No fado das palavras
Tenho andado a pensar por que falamos tanto do tempo e por que carga de água alguns fazem a previsão do tempo atmosférico enquanto outros fazem a provisão para o tempo das necessidades. A marosca deva estar relacionada com a alma lusitana e com o fado das memórias. Dos antepassados navegadores ficou a previsão do tempo, fundamental tanto para a navegação no alto mar, como no céu dos mares. Para além disso, a previsão do tempo determina viagens e tem um aspecto preventivo e estratégico, já a provisão para o tempo condiciona as pessoas é aborrecido e lembra um fado arrependido. Gosto mais do primeiro fado. Ele é preventivo, não seremos apanhados desprevenidos se chover, se o aeroporto fechar, se nos perguntarem pelo tempo, para recomendarmos um guarda chuva, para aconselharmos um agasalho e para despachar as inquisições do senhor que convive connosco e nos pergunta de rompante e sem vergonha numa sexta feira à noite “olha lá, onde é que estiveste até agora?”. A resposta do tempo, do trânsito e do vento que abalou estradas e caminhos está sempre bem. Qualquer cabeça de vento se lembra desta resposta para desculpa caseira. Serve igualmente, para às segundas feiras de manhã justificar ao excelentíssimo, que por um dia decidiu chegar antes de nós, que o trânsito estava um caos, e ainda por cima tivemos de atender o fornecedor de paraventos na porta da entrada, que por sinal já devia há muito ter um guarda vento.
Este é um fado estratégico que não nos deixa ficar mal quando nada mais tivermos para dizer, e só para não ficarmos mudos e especados perante outros iguais, introduzirmos a situação meteorológica e o tema dos cumolonimbos, dos nimbos e cirros, sabendo nós que é só para aborrecer a cabeça de quem nos ouve, já que não interessam para nada, quem quiser vê na net e a maior parte de nós não tem queda para estas coisas do tempo. Por outro lado, é tema que não interessa a quem tem a porta fechada e a cabeça num lugar onde o mar é mais azul e as praias têm areia de cor dourada. E como já me desviei do ponto, estacionei no tempo da canção e da Ericeira.
E quando me lembro destas coisas, vem-me ao espírito, que é como quem diz ao fado da memória, o zumbido do Vimeiro. E de quem adorava aquele sítio porque lhe fazia lembrar as praias do Norte, todas elas com uma coisa menos o que queremos ter numa praia, ou seja, pouco ou nenhum vento e águas quentes.
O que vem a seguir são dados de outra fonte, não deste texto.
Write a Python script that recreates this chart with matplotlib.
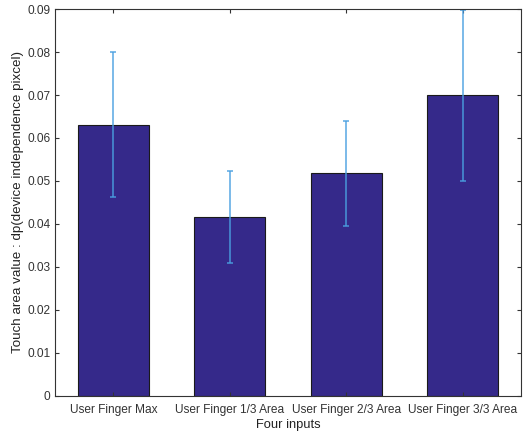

E também não posso deixar de me lembrar da mania das correntes de ar, mas parece que isso é segundo um brasileiro meu conhecido, invenção dos portugueses.
Sendo certo que a provisão para o tempo das necessidades é mais ao género do contar moedas e a previsão de ter provisão é assunto demasiado chato com maior probabilidade de me fecharam a porta atribuindo o descuido ao vento, e sendo as correntes de ar uma invenção da nossa alma lusitana, vou perguntar ao vento se posso sair de mansinho por esta porta que me convidou a entrar no fado das palavras.